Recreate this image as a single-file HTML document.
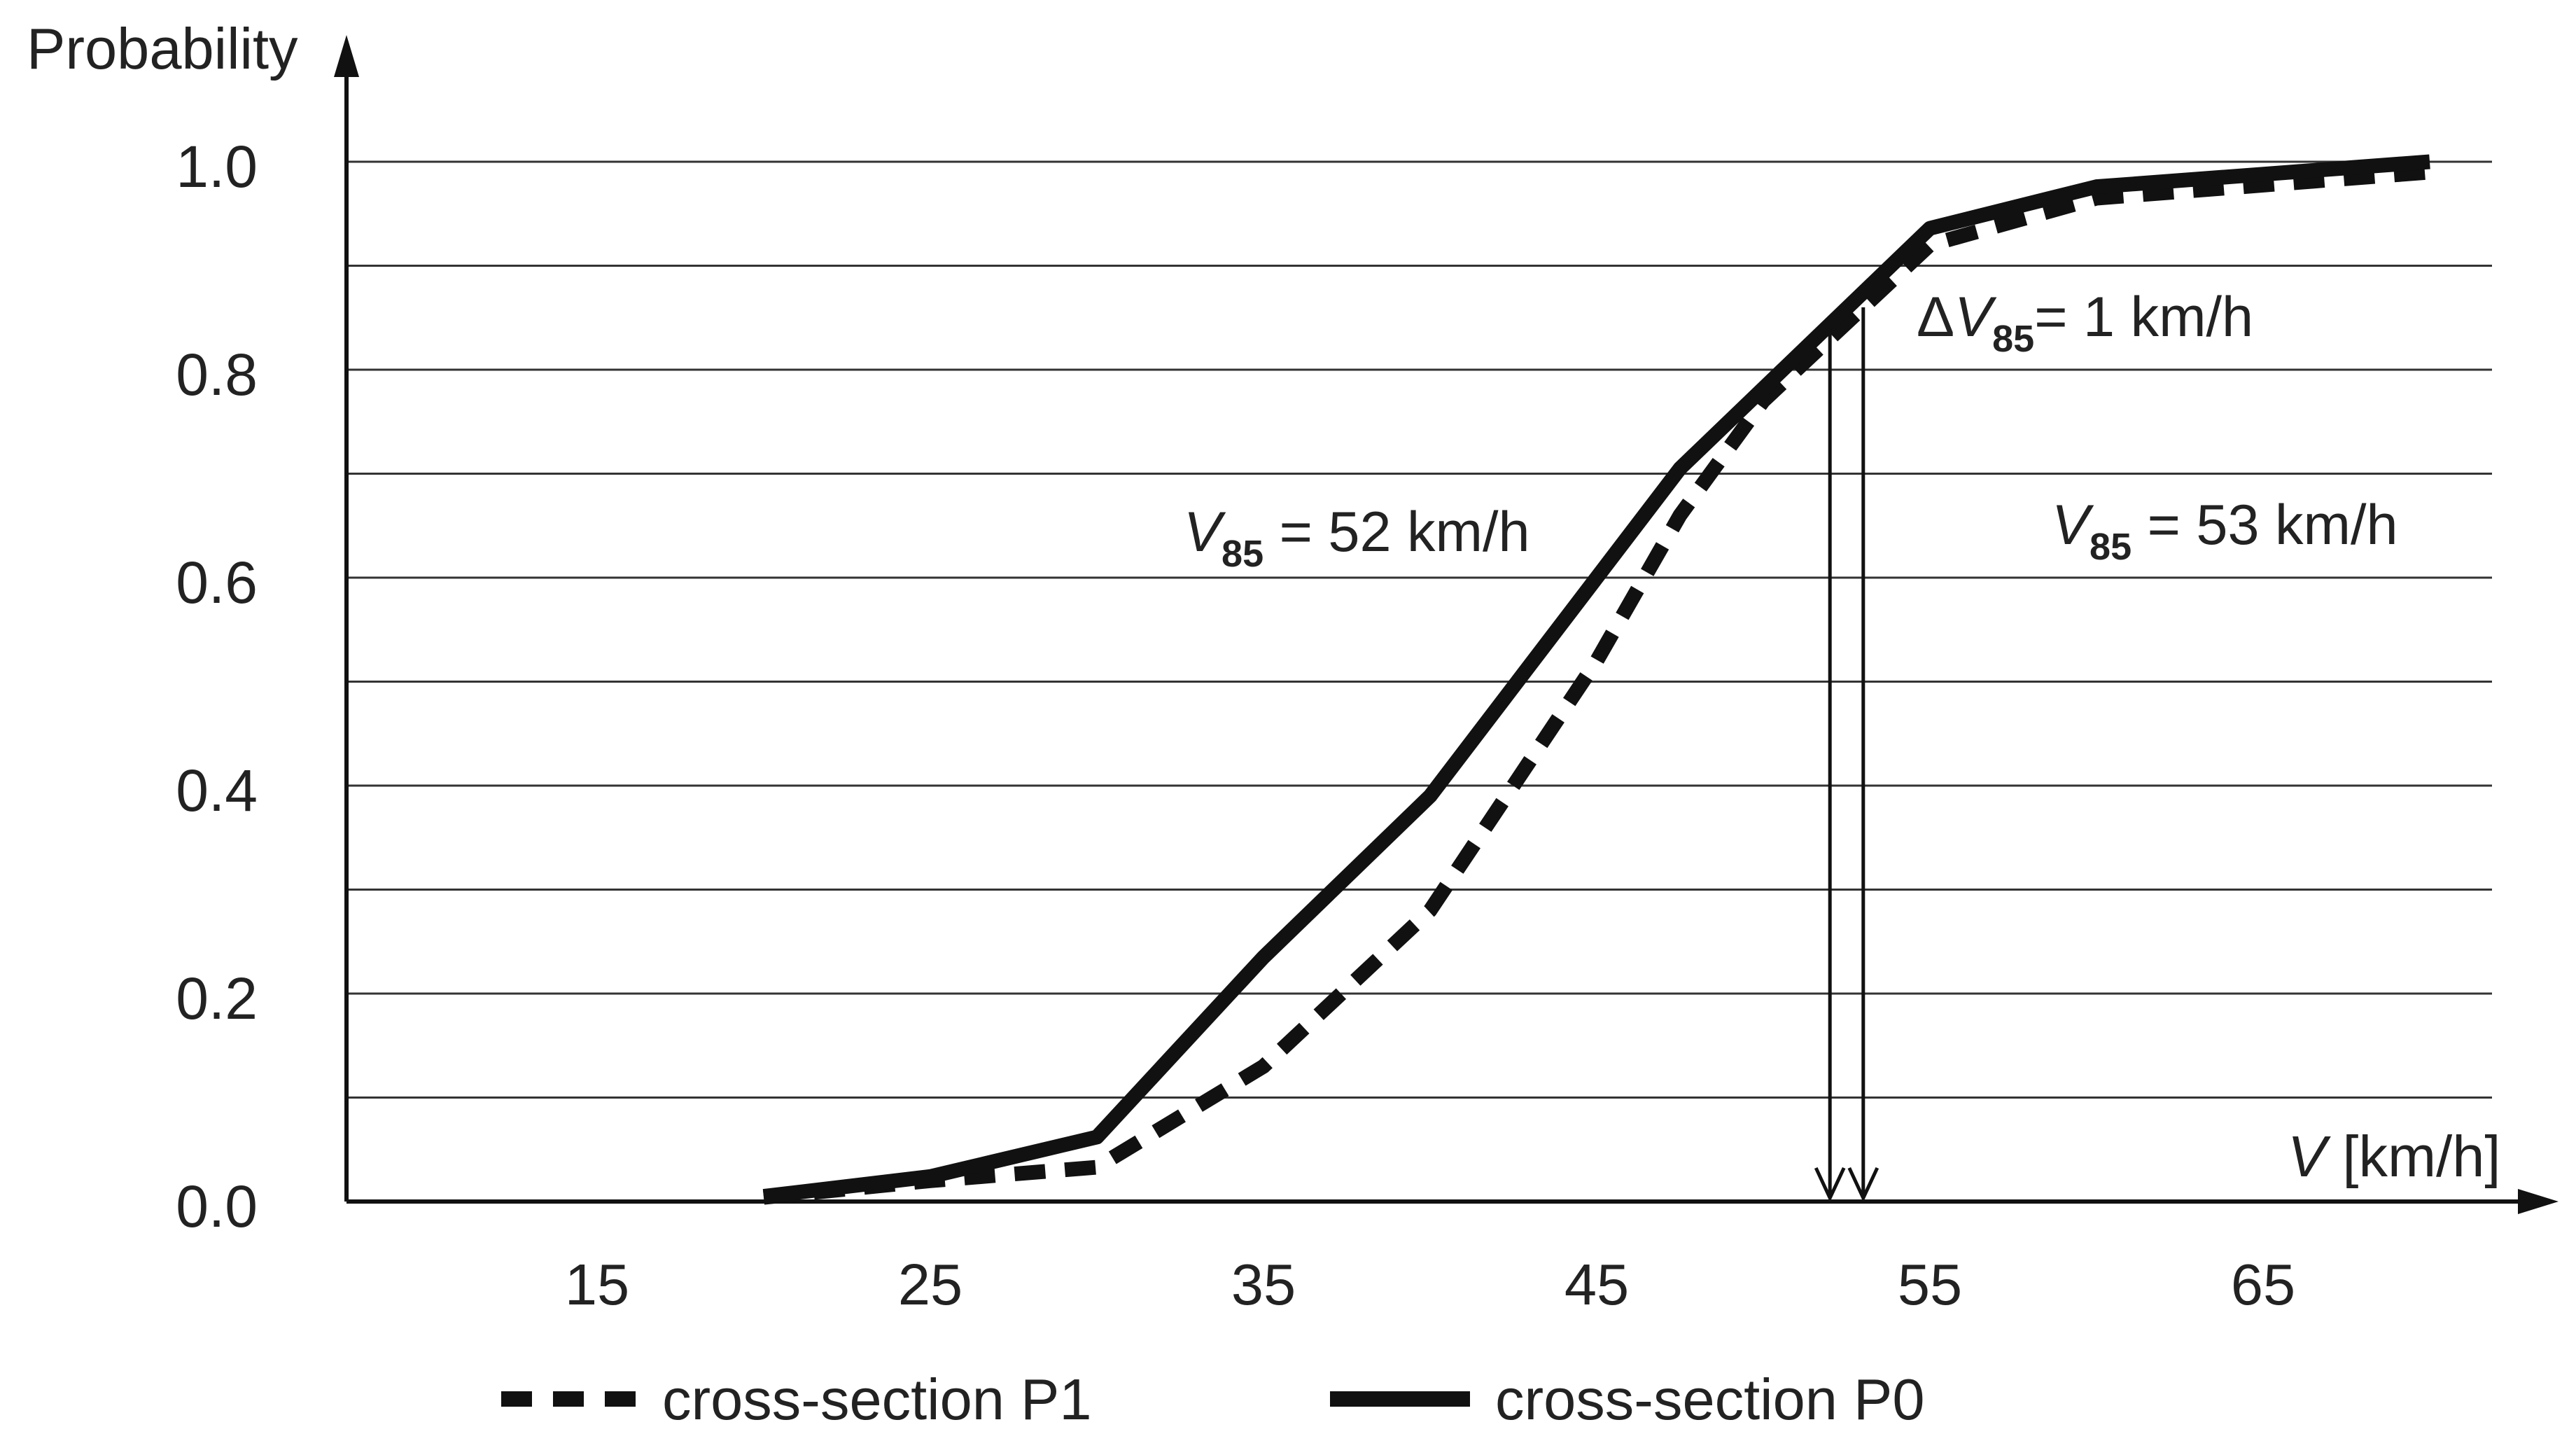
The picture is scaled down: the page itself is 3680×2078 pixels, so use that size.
<!DOCTYPE html>
<html><head><meta charset="utf-8"><style>
html,body{margin:0;padding:0;background:#fff}
svg{display:block}
text{font-family:"Liberation Sans",Arial,sans-serif;fill:#222}
</style></head><body>
<svg id="chart" width="3680" height="2078" viewBox="0 0 3680 2078">
<g id="grid"></g>
<g id="axes">
 <line x1="495" y1="1716" x2="495" y2="100" stroke="#111" stroke-width="6"/>
 <polygon points="495,50 477,110 513,110" fill="#111"/>
 <line x1="495" y1="1716" x2="3600" y2="1716" stroke="#111" stroke-width="6"/>
 <polygon points="3655,1716 3597,1698 3597,1734" fill="#111"/>
</g>
<g id="ticks"></g>
<g id="series"></g>
<g id="arrows"></g>
<text x="38" y="98" font-size="83">Probability</text>
<text x="3268" y="1680" font-size="83"><tspan font-style="italic">V</tspan> [km/h]</text>
<text x="1691" y="787" font-size="81"><tspan font-style="italic">V</tspan><tspan font-size="54" font-weight="bold" dy="22">85</tspan><tspan dy="-22"> = 52 km/h</tspan></text>
<text x="2931" y="777" font-size="81"><tspan font-style="italic">V</tspan><tspan font-size="54" font-weight="bold" dy="22">85</tspan><tspan dy="-22"> = 53 km/h</tspan></text>
<text x="2738" y="480" font-size="81">Δ<tspan font-style="italic">V</tspan><tspan font-size="54" font-weight="bold" dy="22">85</tspan><tspan dy="-22">= 1 km/h</tspan></text>
<g>
 <line x1="716" y1="1998" x2="908" y2="1998" stroke="#111" stroke-width="22" stroke-dasharray="44,30"/>
 <text x="946" y="2027" font-size="83">cross-section P1</text>
 <line x1="1900" y1="1998" x2="2100" y2="1998" stroke="#111" stroke-width="22"/>
 <text x="2136" y="2027" font-size="83">cross-section P0</text>
</g>
</svg>
<script>
const yTicks=[0,0.2,0.4,0.6,0.8,1.0];
const yGrid=[0,0.1,0.2,0.3,0.4,0.5,0.6,0.7,0.8,0.9,1.0];
const xTicks=[15,25,35,45,55,65];
const p0V=[20,25,30,35,40,45,47.5,55,60,70];
const p0P=[0.005,0.024,0.062,0.235,0.39,0.60,0.705,0.936,0.976,1.0];
const p1V=[20,25,30,35,40,45,47.5,50,55,60,70];
const p1P=[0.004,0.02,0.033,0.13,0.28,0.52,0.66,0.77,0.92,0.965,0.99];
const v85=[52,53];
const v85P=[0.84,0.86];
const NS='http://www.w3.org/2000/svg';
const X=v=>853+(v-15)*47.6;
const Y=p=>1716-p*1485;
function mk(tag,attrs,parent){const e=document.createElementNS(NS,tag);for(const k in attrs)e.setAttribute(k,attrs[k]);parent.appendChild(e);return e;}
const grid=document.getElementById('grid');
yGrid.forEach(p=>{if(p===0)return;
 const l=mk('line',{x1:495,x2:3560,y1:Y(p),y2:Y(p),stroke:'#333','stroke-width':3},grid);
 
 
});
const ticks=document.getElementById('ticks');
yTicks.forEach(p=>{const t=mk('text',{x:368,y:Y(p)+36,'text-anchor':'end','font-size':84},ticks);t.textContent=p.toFixed(1);
 
 
});
xTicks.forEach(v=>{const t=mk('text',{x:X(v),y:1863,'text-anchor':'middle','font-size':83},ticks);t.textContent=v;
 
 
});
const series=document.getElementById('series');
const s1=mk('polyline',{points:p1V.map((v,i)=>X(v)+','+Y(p1P[i])).join(' '),fill:'none',stroke:'#111','stroke-width':21,'stroke-dasharray':'44,28'},series);


const s0=mk('polyline',{points:p0V.map((v,i)=>X(v)+','+Y(p0P[i])).join(' '),fill:'none',stroke:'#111','stroke-width':21,'stroke-linejoin':'round'},series);


const arrows=document.getElementById('arrows');
v85.forEach((v,i)=>{const x=X(v);
 const a=mk('path',{d:`M${x},${Y(v85P[i])} L${x},1708 M${x-20},1668 L${x},1711 L${x+20},1668`,fill:'none',stroke:'#111','stroke-width':5},arrows);
 
 
});
</script>
</body></html>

++++++++++

> EXERCISE DETAILS
Without the pictures, copy the material exactly as given.

> OUTPUT FOR THIS EXERCISE
Recreate this image as a single-file HTML document.
The picture is scaled down: the page itself is 3680×2078 pixels, so use that size.
<!DOCTYPE html>
<html><head><meta charset="utf-8"><style>
html,body{margin:0;padding:0;background:#fff}
svg{display:block}
text{font-family:"Liberation Sans",Arial,sans-serif;fill:#222}
</style></head><body>
<svg id="chart" width="3680" height="2078" viewBox="0 0 3680 2078">
<g id="grid"></g>
<g id="axes">
 <line x1="495" y1="1716" x2="495" y2="100" stroke="#111" stroke-width="6"/>
 <polygon points="495,50 477,110 513,110" fill="#111"/>
 <line x1="495" y1="1716" x2="3600" y2="1716" stroke="#111" stroke-width="6"/>
 <polygon points="3655,1716 3597,1698 3597,1734" fill="#111"/>
</g>
<g id="ticks"></g>
<g id="series"></g>
<g id="arrows"></g>
<text x="38" y="98" font-size="83">Probability</text>
<text x="3268" y="1680" font-size="83"><tspan font-style="italic">V</tspan> [km/h]</text>
<text x="1691" y="787" font-size="81"><tspan font-style="italic">V</tspan><tspan font-size="54" font-weight="bold" dy="22">85</tspan><tspan dy="-22"> = 52 km/h</tspan></text>
<text x="2931" y="777" font-size="81"><tspan font-style="italic">V</tspan><tspan font-size="54" font-weight="bold" dy="22">85</tspan><tspan dy="-22"> = 53 km/h</tspan></text>
<text x="2738" y="480" font-size="81">Δ<tspan font-style="italic">V</tspan><tspan font-size="54" font-weight="bold" dy="22">85</tspan><tspan dy="-22">= 1 km/h</tspan></text>
<g>
 <line x1="716" y1="1998" x2="908" y2="1998" stroke="#111" stroke-width="22" stroke-dasharray="44,30"/>
 <text x="946" y="2027" font-size="83">cross-section P1</text>
 <line x1="1900" y1="1998" x2="2100" y2="1998" stroke="#111" stroke-width="22"/>
 <text x="2136" y="2027" font-size="83">cross-section P0</text>
</g>
</svg>
<script>
const yTicks=[0,0.2,0.4,0.6,0.8,1.0];
const yGrid=[0,0.1,0.2,0.3,0.4,0.5,0.6,0.7,0.8,0.9,1.0];
const xTicks=[15,25,35,45,55,65];
const p0V=[20,25,30,35,40,45,47.5,55,60,70];
const p0P=[0.005,0.024,0.062,0.235,0.39,0.60,0.705,0.936,0.976,1.0];
const p1V=[20,25,30,35,40,45,47.5,50,55,60,70];
const p1P=[0.004,0.02,0.033,0.13,0.28,0.52,0.66,0.77,0.92,0.965,0.99];
const v85=[52,53];
const v85P=[0.84,0.86];
const NS='http://www.w3.org/2000/svg';
const X=v=>853+(v-15)*47.6;
const Y=p=>1716-p*1485;
function mk(tag,attrs,parent){const e=document.createElementNS(NS,tag);for(const k in attrs)e.setAttribute(k,attrs[k]);parent.appendChild(e);return e;}
const grid=document.getElementById('grid');
yGrid.forEach(p=>{if(p===0)return;
 const l=mk('line',{x1:495,x2:3560,y1:Y(p),y2:Y(p),stroke:'#333','stroke-width':3},grid);
 
 
});
const ticks=document.getElementById('ticks');
yTicks.forEach(p=>{const t=mk('text',{x:368,y:Y(p)+36,'text-anchor':'end','font-size':84},ticks);t.textContent=p.toFixed(1);
 
 
});
xTicks.forEach(v=>{const t=mk('text',{x:X(v),y:1863,'text-anchor':'middle','font-size':83},ticks);t.textContent=v;
 
 
});
const series=document.getElementById('series');
const s1=mk('polyline',{points:p1V.map((v,i)=>X(v)+','+Y(p1P[i])).join(' '),fill:'none',stroke:'#111','stroke-width':21,'stroke-dasharray':'44,28'},series);


const s0=mk('polyline',{points:p0V.map((v,i)=>X(v)+','+Y(p0P[i])).join(' '),fill:'none',stroke:'#111','stroke-width':21,'stroke-linejoin':'round'},series);


const arrows=document.getElementById('arrows');
v85.forEach((v,i)=>{const x=X(v);
 const a=mk('path',{d:`M${x},${Y(v85P[i])} L${x},1708 M${x-20},1668 L${x},1711 L${x+20},1668`,fill:'none',stroke:'#111','stroke-width':5},arrows);
 
 
});
</script>
</body></html>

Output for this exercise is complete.